Asked why he never invoked CIPA in the case, McCarthy replied, “To be candid with you, I never thought it was worth either the five seconds it would have taken the judge to orally order it, or the piece of paper it was written on if it was written on a piece of paper, because one of the things I really came away thinking as a prosecutor who’s done mafia cases and drug cases and all these other cases and then was finally doing national security cases, people who are looking to blow up buildings don’t really care about nondisclosure orders.”
But the lack of a protective order or a CIPA invocation does beg the question of whether it’s fair to indict the entire criminal justice system as incapable of handling terrorism cases if prosecutors in a pre-9/11 case didn’t use all the tools available to them to prevent unwarranted disclosure. For his part, McCarthy believes that the focus on the disclosure of the co-conspirator list misses the forest for the trees in terms of the access to information that civilian courts openly provide — particularly information that doesn’t even rise to the level of sensitive, let alone classified — a prospect that unnerves him when considering terrorism cases.
“The co-conspirator list is just a single instance of a much broader problem in terrorism cases,” McCarthy said. “Everything that goes on in the way of not only disclosure under the rules, but more importantly, testimony in a courtroom is a problem in terms of the degree to which it edifies the enemy.

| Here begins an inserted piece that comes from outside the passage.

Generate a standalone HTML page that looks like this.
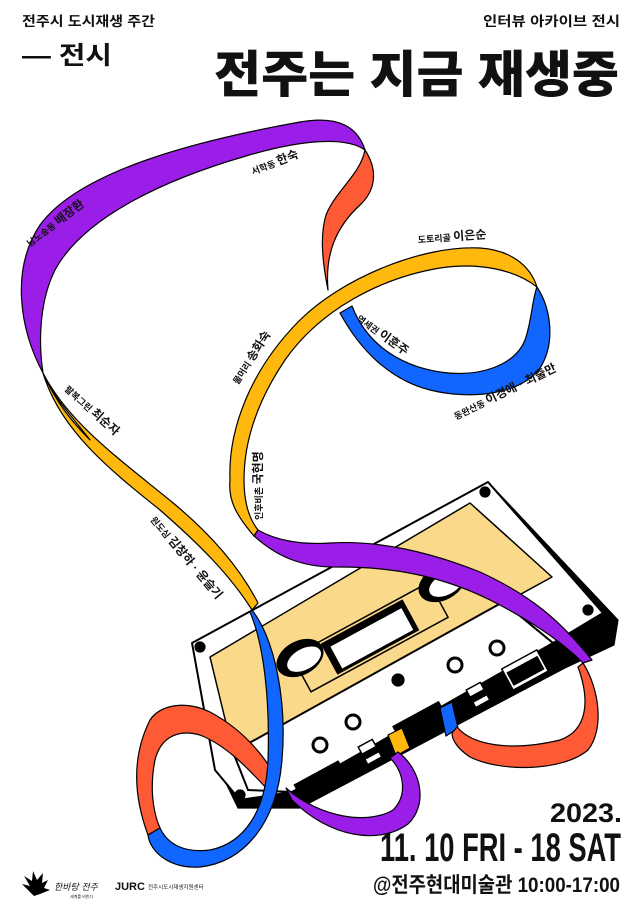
<!DOCTYPE html>
<html><head><meta charset="utf-8"><style>
html,body{margin:0;padding:0;background:#fff}
svg{display:block}
text{font-family:"Liberation Sans","Noto Sans CJK KR",sans-serif;fill:#111}
</style></head><body>
<svg width="642" height="910" viewBox="0 0 642 910" xmlns="http://www.w3.org/2000/svg">
<rect width="642" height="910" fill="#fff"/>
<text x="22" y="26" font-size="13.5" font-weight="bold" textLength="133" lengthAdjust="spacingAndGlyphs">전주시 도시재생 주간</text>
<text x="22" y="64" font-size="25" font-weight="bold" textLength="90" lengthAdjust="spacingAndGlyphs">— 전시</text>
<text x="483" y="26" font-size="13.5" font-weight="bold" textLength="137" lengthAdjust="spacingAndGlyphs">인터뷰 아카이브 전시</text>
<text x="214" y="92" font-size="50" font-weight="900" textLength="405" lengthAdjust="spacingAndGlyphs">전주는 지금 재생중</text>

<g stroke="#000" stroke-width="1.2" stroke-linejoin="round">
<polygon points="488,482 618,620 614,645 565,668 300,808 238,808 222,775 215,768" fill="#000"/>
<polygon points="192,643 488,482 603,613 553,643 292,792 240,800 215,770" fill="#fff" stroke-width="2"/>
<polygon points="210,657 470,503 552,577 233,752" fill="#fbd98a" stroke-width="1.5"/>
<polygon points="233,752 503,602 553,643 292,792 248,790" fill="#fff" stroke-width="2"/>
<g transform="translate(370,637) rotate(-28.5)">
<rect x="-46" y="-17" width="92" height="34" fill="#000"/>
<rect x="-40" y="-11" width="82" height="26" fill="#fff"/>
<rect x="-78" y="-20" width="156" height="40" fill="none" stroke-width="1.5"/>
</g>
<g transform="translate(300,658) rotate(-28.5)"><ellipse rx="24" ry="16" fill="#000" stroke-width="2"/><ellipse cx="3" cy="3" rx="19" ry="11" fill="#fff"/></g>
<g transform="translate(442,583) rotate(-28.5)"><ellipse rx="24" ry="16" fill="#000" stroke-width="2"/><ellipse cx="3" cy="3" rx="19" ry="11" fill="#fff"/></g>
<circle cx="200" cy="647" r="5" fill="#000"/><circle cx="485" cy="492" r="5" fill="#000"/>
<circle cx="588" cy="610" r="5" fill="#000"/><circle cx="240" cy="795" r="5" fill="#000"/>
<circle cx="398" cy="680" r="6" fill="#000"/>
<circle cx="455" cy="665" r="7" fill="#fff" stroke-width="3"/>
<circle cx="497" cy="648" r="7" fill="#fff" stroke-width="3"/>
<circle cx="353" cy="722" r="7" fill="#fff" stroke-width="3"/>
<circle cx="320" cy="745" r="7" fill="#fff" stroke-width="3"/>
<g transform="translate(525,670) rotate(-28.5)"><rect x="-20" y="-12" width="40" height="24" fill="#fff" stroke-width="1.5"/><rect x="-17" y="-6" width="34" height="14" fill="#000"/></g>
<g transform="translate(478,695) rotate(-28.5)"><rect x="-8" y="-10" width="16" height="20" fill="#fff" stroke-width="1.5"/><rect x="-8" y="-2" width="16" height="6" fill="#000"/></g>
<g transform="translate(370,752) rotate(-28.5)"><rect x="-8" y="-10" width="16" height="20" fill="#fff" stroke-width="1.5"/><rect x="-8" y="-2" width="16" height="6" fill="#000"/></g>
<g transform="translate(320,780) rotate(-28.5)"><rect x="-25" y="-8" width="50" height="16" fill="#000"/></g>
<g transform="translate(420,722) rotate(-28.5)"><rect x="-26" y="-9" width="52" height="18" fill="#000"/></g>
<polygon points="440,708 452,702 458,728 446,736" fill="#1166ff"/>
<polygon points="388,735 402,728 410,748 396,756" fill="#ffb80e"/>

<path d="M43,373 C20,330 10,270 40,225 C80,170 200,140 300,122 C340,115 358,128 365,150 C345,136 300,140 246,156 C170,178 85,215 55,270 C40,300 38,340 43,373Z" fill="#9b1de8"/>
<path d="M43,373 C60,430 110,470 160,510 C200,545 230,575 252,610 L258,603 C240,568 212,535 172,502 C118,458 68,422 43,373Z" fill="#ffb80e"/>
<path d="M43,373 C55,400 70,420 90,440 C75,420 55,400 43,373Z" fill="#fff"/>
<path d="M365,150 C378,170 376,190 360,205 C335,228 325,255 328,290 C322,260 320,235 326,215 C336,190 360,175 365,150Z" fill="#ff5a36"/>
<path d="M537,287 C552,310 555,345 540,368 C520,395 470,400 430,390 C390,380 360,350 340,313 L352,306 C365,340 395,365 440,372 C480,378 515,365 525,340 C532,320 532,300 537,287Z" fill="#1166ff"/>
<path d="M254,536 C236,515 228,500 230,480 C228,430 250,370 300,320 C340,280 420,245 480,248 C510,250 530,265 537,287 C515,270 480,262 440,268 C380,278 320,310 285,360 C258,400 244,440 244,480 C244,505 250,520 258,530Z" fill="#ffb80e"/>
<path d="M254,536 C275,555 300,568 340,567 C390,567 440,575 490,600 C530,620 560,640 583,663 L592,660 C560,620 530,595 480,572 C430,552 380,540 330,543 C300,545 275,540 258,530Z" fill="#9b1de8"/>
<path d="M583,663 C600,690 604,730 588,750 C562,772 500,772 470,757 C455,747 452,738 452,733 L457,727 C472,745 510,752 560,740 C588,730 590,700 578,667Z" fill="#ff5a36"/>
<path d="M148,835 C135,800 130,760 150,720 C160,705 185,700 210,712 C240,728 260,750 275,775 L268,790 C245,765 225,745 200,735 C175,728 160,740 155,760 C150,785 152,810 160,828Z" fill="#ff5a36"/>
<path d="M398,752 C422,770 428,805 408,824 C380,845 330,838 292,800 L286,788 C320,818 368,825 393,810 C408,795 404,772 390,758Z" fill="#9b1de8"/>
<path d="M252,610 C275,640 287,700 282,760 C277,822 245,862 200,867 C170,869 150,852 148,835 L160,828 C168,845 185,853 210,850 C245,843 266,810 268,760 C270,700 264,645 250,612Z" fill="#1166ff"/>
</g>

<g font-weight="bold">
<text transform="translate(30,247) rotate(-37)" font-size="9">남노송동 <tspan font-size="12">배장환</tspan></text>
<text transform="translate(253,175) rotate(-21)" font-size="9">서학동 <tspan font-size="12">한숙</tspan></text>
<text transform="translate(418,243) rotate(-4)" font-size="9">도토리골 <tspan font-size="12">이은순</tspan></text>
<text transform="translate(238,385) rotate(-57)" font-size="9">물머리 <tspan font-size="12">송화숙</tspan></text>
<text transform="translate(356,320) rotate(36)" font-size="9">역세권 <tspan font-size="12">이훈주</tspan></text>
<text transform="translate(456,420) rotate(-26)" font-size="9">동완산동 <tspan font-size="12">이경애 · 최출만</tspan></text>
<text transform="translate(64,390) rotate(42)" font-size="9">팔복그린 <tspan font-size="12">최순자</tspan></text>
<text transform="translate(262,520) rotate(-90)" font-size="9">인후비촌 <tspan font-size="12">국현명</tspan></text>
<text transform="translate(150,520) rotate(50)" font-size="9">원도심 <tspan font-size="12">김창하 · 윤슬기</tspan></text>
</g>

<text x="550" y="822" font-size="27" font-weight="bold" textLength="72" lengthAdjust="spacingAndGlyphs">2023.</text>
<text x="380" y="861" font-size="40" font-weight="bold" textLength="241" lengthAdjust="spacingAndGlyphs">11. 10 FRI - 18 SAT</text>
<text x="373" y="892" font-size="21" font-weight="bold" textLength="247" lengthAdjust="spacingAndGlyphs">@전주현대미술관 10:00-17:00</text>

<g fill="#000">
<path d="M34,896 L22,884 L30,886 L24,876 L32,881 L33,871 L37,880 L43,873 L42,883 L48,880 L44,888 L50,890 L40,894Z"/>
<text x="54" y="890" font-size="9" font-style="italic">한바탕 전주</text>
<text x="70" y="898" font-size="4">세계를 비빈다</text>
<text x="115" y="890" font-size="11" font-weight="bold">JURC</text>
<text x="148" y="889" font-size="5.5">전주시도시재생지원센터</text>
</g>
</svg>
</body></html>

These are rules that are made for normal trials that don’t involve national security situations when you’re dealing with a faction that you’re at war with. At the time that our trial took place, the United States certainly wasn”t in a state of war, even if the other side was. But I don’t think there can be any question that the day-to-day dishing out of discovery — we’re talking now about thousands of pages of information that get turned over. And I will tell you, these are problems you deal with on a day-to-day basis at trial.”
Benjamin, whose 2008 study of terrorism trials examined hundreds of cases, responded that he was unaware of “examples where that scenario has unfolded and there has been a security breach as a result.” If anything, he continued, the fact that opponents of civilian trials for terrorists point to the disclosure of the co-conspirator list indicates that the courts are robustly capable of convicting terrorists without running the risk of dangerous disclosures.
“Although any leak of sensitive information is a serious matter, I think this one incident from 15 years ago tends to be given too much weight in the broader debate about the ability of federal courts to safeguard classified evidence,” Benjamin said. “When you stack up this single incident against the scores of cases where CIPA has been invoked and there haven’t been leaks, I think the better conclusion to draw is the opposite one — that the civilian courts have generally been able to handle terrorism cases effectively and without jeopardizing national security.”
That’s a conclusion fervently embraced by Attorney General Eric Holder, who has been asked about the co-conspirator list by members of Congress. “The co-conspirator list was not a classified document. Had there been a reason to try to protect it, prosecutors could have sought a protective order, but that was not a classified document,” Holder told the Senate Judiciary Committee in November. “It is my firm belief that through the use of CIPA, we can protect information in Article III [federal] courts in the same way that they can be protected in military commissions.”